Instructions for the task
Restate the listing below word for word, omitting any images.

(Dataset items)
────────────────

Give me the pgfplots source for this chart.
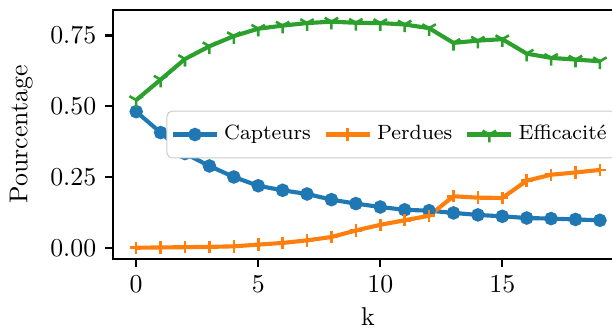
\documentclass[border=0pt]{standalone}
\usepackage{pgfplots}
\pgfplotsset{compat=1.18}
\definecolor{tabblue}{HTML}{1F77B4}
\definecolor{taborange}{HTML}{FF7F0E}
\definecolor{tabgreen}{HTML}{2CA02C}
\begin{document}
\begin{tikzpicture}
\begin{axis}[
  name=ax,
  scale only axis,
  width=197.7pt, height=96.5pt,
  xmin=-0.95, xmax=19.95,
  ymin=-0.04, ymax=0.84,
  xtick={0,5,10,15},
  ytick={0,0.25,0.5,0.75},
  yticklabel style={/pgf/number format/.cd, fixed, fixed zerofill, precision=2},
  tick align=outside,
  tick pos=left,
  major tick length=3pt,
  every tick/.style={black, line width=0.8pt},
  axis line style={line width=0.8pt},
  xlabel={k},
  ylabel={Pourcentage},
  xlabel style={yshift=1pt},
  legend columns=3,
  legend style={at={(rel axis cs:1,0.5)}, anchor=east, xshift=-2.7pt,
    draw=black!20, fill=white, rounded corners=2pt, font=\footnotesize,
    /tikz/every even column/.append style={column sep=3pt},
    inner xsep=1.5pt, inner ysep=3.5pt},
  legend cell align=left,
]
\addplot[tabblue, line width=1.6pt, mark=*, mark size=1.8pt, mark options={solid}] coordinates {
(0,0.481)(1,0.407)(2,0.333)(3,0.289)(4,0.250)(5,0.219)(6,0.203)(7,0.190)(8,0.170)(9,0.156)
(10,0.144)(11,0.134)(12,0.131)(13,0.123)(14,0.116)(15,0.111)(16,0.105)(17,0.103)(18,0.100)(19,0.097)};
\addlegendentry{Capteurs}
\addplot[taborange, line width=1.6pt, mark=+, mark size=2.4pt, mark options={solid, line width=1pt}] coordinates {
(0,0.000)(1,0.001)(2,0.002)(3,0.003)(4,0.005)(5,0.011)(6,0.017)(7,0.026)(8,0.038)(9,0.061)
(10,0.081)(11,0.097)(12,0.113)(13,0.182)(14,0.177)(15,0.176)(16,0.237)(17,0.258)(18,0.266)(19,0.275)};
\addlegendentry{Perdues}
\addplot[tabgreen, line width=1.6pt, mark=Mercedes star flipped, mark size=3pt, mark options={solid, line width=1pt}] coordinates {
(0,0.522)(1,0.594)(2,0.667)(3,0.712)(4,0.748)(5,0.774)(6,0.785)(7,0.794)(8,0.799)(9,0.795)
(10,0.794)(11,0.789)(12,0.776)(13,0.724)(14,0.732)(15,0.737)(16,0.686)(17,0.671)(18,0.665)(19,0.659)};
\addlegendentry{Efficacité}
\end{axis}
\pgfresetboundingbox
\path[use as bounding box] ([xshift=-43.8pt,yshift=-29.1pt]ax.south west) rectangle ([xshift=193.4pt,yshift=3.9pt]ax.north west);
\end{tikzpicture}
\end{document}
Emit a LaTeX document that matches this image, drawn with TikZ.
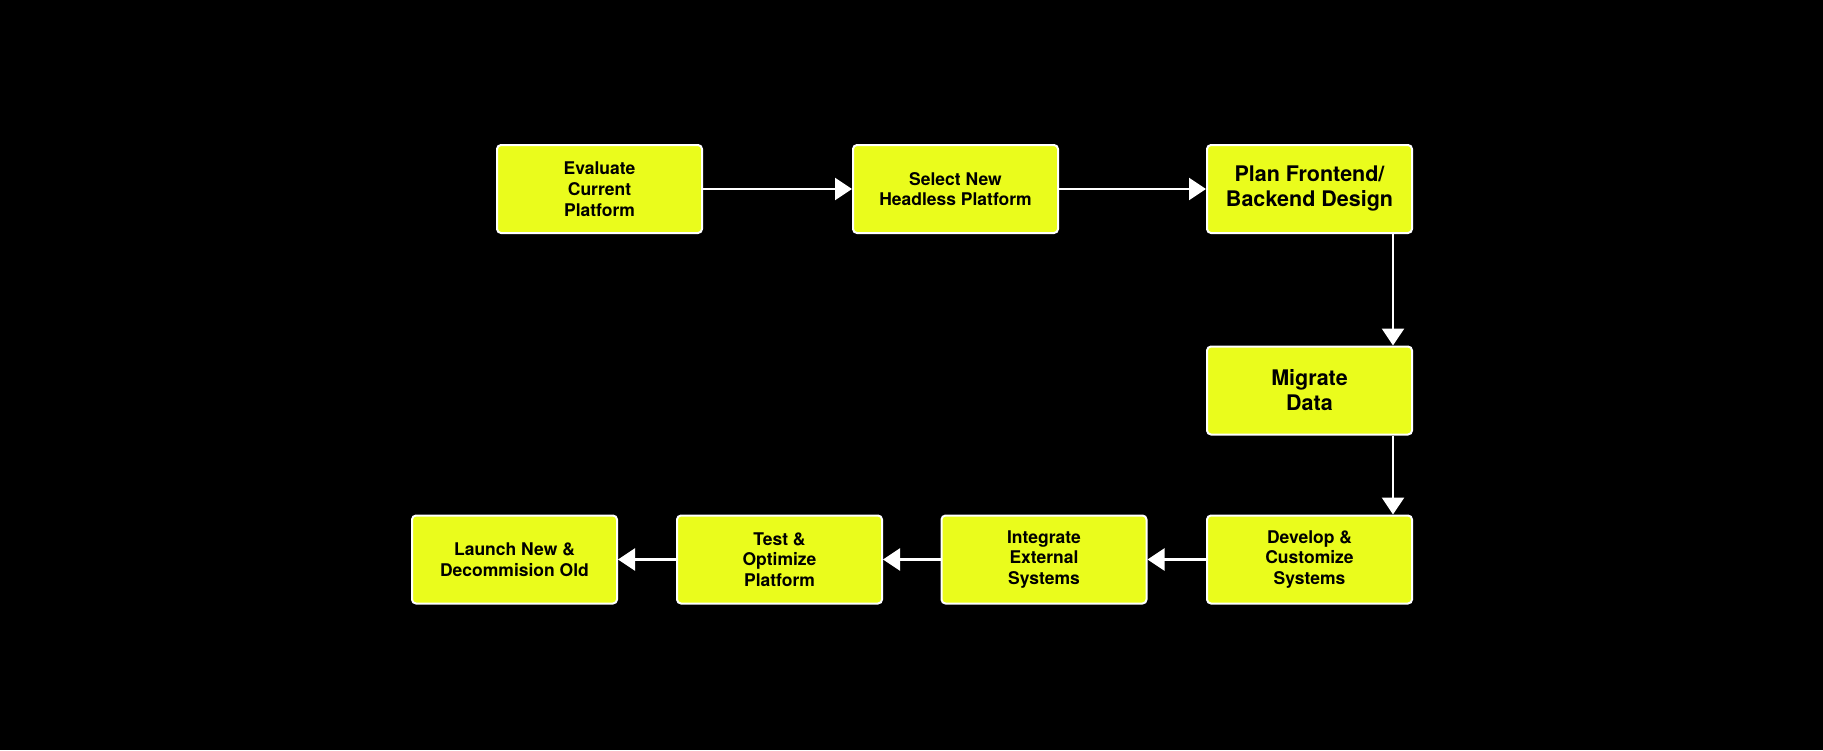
\documentclass[tikz,border=0pt]{standalone}
\usepackage{fontspec}
\setmainfont{TeX Gyre Heros}
\usetikzlibrary{arrows.meta}
\definecolor{lime}{HTML}{EAFC1C}
\begin{document}
\begin{tikzpicture}[x=1pt,y=-1pt,
  stepbox/.style={draw=white, line width=2pt, fill=lime, rounded corners=4pt,
    minimum width=205pt, minimum height=88pt, align=center, inner sep=0pt,
    font=\fontsize{17.5}{20.7}\selectfont\bfseries, text=black},
  bigbox/.style={stepbox, font=\fontsize{21.5}{25}\selectfont\bfseries},
  arr/.style={draw=white, line width=2.5pt, -{Triangle[length=17pt,width=22pt]}}]
\fill[black] (0,0) rectangle (1823,750);
\useasboundingbox (0,0) rectangle (1823,750);
\node[stepbox] (ev) at (599.5,189) {Evaluate\\Current\\Platform};
\node[stepbox] (se) at (955.5,189) {Select New\\Headless Platform};
\node[bigbox] (pl) at (1309.5,189) {Plan Frontend/\\Backend Design};
\node[bigbox] (mi) at (1309.5,390.5) {Migrate\\Data};
\node[stepbox] (de) at (1309.5,559.5) {Develop \&\\Customize\\Systems};
\node[stepbox] (in) at (1044,559.5) {Integrate\\External\\Systems};
\node[stepbox] (te) at (779.5,559.5) {Test \&\\Optimize\\Platform};
\node[stepbox] (la) at (514.5,559.5) {Launch New \&\\Decommision Old};
\draw[arr] (ev) -- (se);
\draw[arr] (se) -- (pl);
\draw[arr] ([xshift=83.5pt]pl.south) -- ([xshift=83.5pt]mi.north);
\draw[arr] ([xshift=83.5pt]mi.south) -- ([xshift=83.5pt]de.north);
\draw[arr] (de) -- (in);
\draw[arr] (in) -- (te);
\draw[arr] (te) -- (la);
\end{tikzpicture}
\end{document}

────────────────

Result of this exercise
Give me the pgfplots source for this chart.
\documentclass[border=0pt]{standalone}
\usepackage{pgfplots}
\pgfplotsset{compat=1.18}
\definecolor{tabblue}{HTML}{1F77B4}
\definecolor{taborange}{HTML}{FF7F0E}
\definecolor{tabgreen}{HTML}{2CA02C}
\begin{document}
\begin{tikzpicture}
\begin{axis}[
  name=ax,
  scale only axis,
  width=197.7pt, height=96.5pt,
  xmin=-0.95, xmax=19.95,
  ymin=-0.04, ymax=0.84,
  xtick={0,5,10,15},
  ytick={0,0.25,0.5,0.75},
  yticklabel style={/pgf/number format/.cd, fixed, fixed zerofill, precision=2},
  tick align=outside,
  tick pos=left,
  major tick length=3pt,
  every tick/.style={black, line width=0.8pt},
  axis line style={line width=0.8pt},
  xlabel={k},
  ylabel={Pourcentage},
  xlabel style={yshift=1pt},
  legend columns=3,
  legend style={at={(rel axis cs:1,0.5)}, anchor=east, xshift=-2.7pt,
    draw=black!20, fill=white, rounded corners=2pt, font=\footnotesize,
    /tikz/every even column/.append style={column sep=3pt},
    inner xsep=1.5pt, inner ysep=3.5pt},
  legend cell align=left,
]
\addplot[tabblue, line width=1.6pt, mark=*, mark size=1.8pt, mark options={solid}] coordinates {
(0,0.481)(1,0.407)(2,0.333)(3,0.289)(4,0.250)(5,0.219)(6,0.203)(7,0.190)(8,0.170)(9,0.156)
(10,0.144)(11,0.134)(12,0.131)(13,0.123)(14,0.116)(15,0.111)(16,0.105)(17,0.103)(18,0.100)(19,0.097)};
\addlegendentry{Capteurs}
\addplot[taborange, line width=1.6pt, mark=+, mark size=2.4pt, mark options={solid, line width=1pt}] coordinates {
(0,0.000)(1,0.001)(2,0.002)(3,0.003)(4,0.005)(5,0.011)(6,0.017)(7,0.026)(8,0.038)(9,0.061)
(10,0.081)(11,0.097)(12,0.113)(13,0.182)(14,0.177)(15,0.176)(16,0.237)(17,0.258)(18,0.266)(19,0.275)};
\addlegendentry{Perdues}
\addplot[tabgreen, line width=1.6pt, mark=Mercedes star flipped, mark size=3pt, mark options={solid, line width=1pt}] coordinates {
(0,0.522)(1,0.594)(2,0.667)(3,0.712)(4,0.748)(5,0.774)(6,0.785)(7,0.794)(8,0.799)(9,0.795)
(10,0.794)(11,0.789)(12,0.776)(13,0.724)(14,0.732)(15,0.737)(16,0.686)(17,0.671)(18,0.665)(19,0.659)};
\addlegendentry{Efficacité}
\end{axis}
\pgfresetboundingbox
\path[use as bounding box] ([xshift=-43.8pt,yshift=-29.1pt]ax.south west) rectangle ([xshift=193.4pt,yshift=3.9pt]ax.north west);
\end{tikzpicture}
\end{document}
Emit a LaTeX document that matches this image, drawn with TikZ.
\documentclass[tikz,border=0pt]{standalone}
\usepackage{fontspec}
\setmainfont{TeX Gyre Heros}
\usetikzlibrary{arrows.meta}
\definecolor{lime}{HTML}{EAFC1C}
\begin{document}
\begin{tikzpicture}[x=1pt,y=-1pt,
  stepbox/.style={draw=white, line width=2pt, fill=lime, rounded corners=4pt,
    minimum width=205pt, minimum height=88pt, align=center, inner sep=0pt,
    font=\fontsize{17.5}{20.7}\selectfont\bfseries, text=black},
  bigbox/.style={stepbox, font=\fontsize{21.5}{25}\selectfont\bfseries},
  arr/.style={draw=white, line width=2.5pt, -{Triangle[length=17pt,width=22pt]}}]
\fill[black] (0,0) rectangle (1823,750);
\useasboundingbox (0,0) rectangle (1823,750);
\node[stepbox] (ev) at (599.5,189) {Evaluate\\Current\\Platform};
\node[stepbox] (se) at (955.5,189) {Select New\\Headless Platform};
\node[bigbox] (pl) at (1309.5,189) {Plan Frontend/\\Backend Design};
\node[bigbox] (mi) at (1309.5,390.5) {Migrate\\Data};
\node[stepbox] (de) at (1309.5,559.5) {Develop \&\\Customize\\Systems};
\node[stepbox] (in) at (1044,559.5) {Integrate\\External\\Systems};
\node[stepbox] (te) at (779.5,559.5) {Test \&\\Optimize\\Platform};
\node[stepbox] (la) at (514.5,559.5) {Launch New \&\\Decommision Old};
\draw[arr] (ev) -- (se);
\draw[arr] (se) -- (pl);
\draw[arr] ([xshift=83.5pt]pl.south) -- ([xshift=83.5pt]mi.north);
\draw[arr] ([xshift=83.5pt]mi.south) -- ([xshift=83.5pt]de.north);
\draw[arr] (de) -- (in);
\draw[arr] (in) -- (te);
\draw[arr] (te) -- (la);
\end{tikzpicture}
\end{document}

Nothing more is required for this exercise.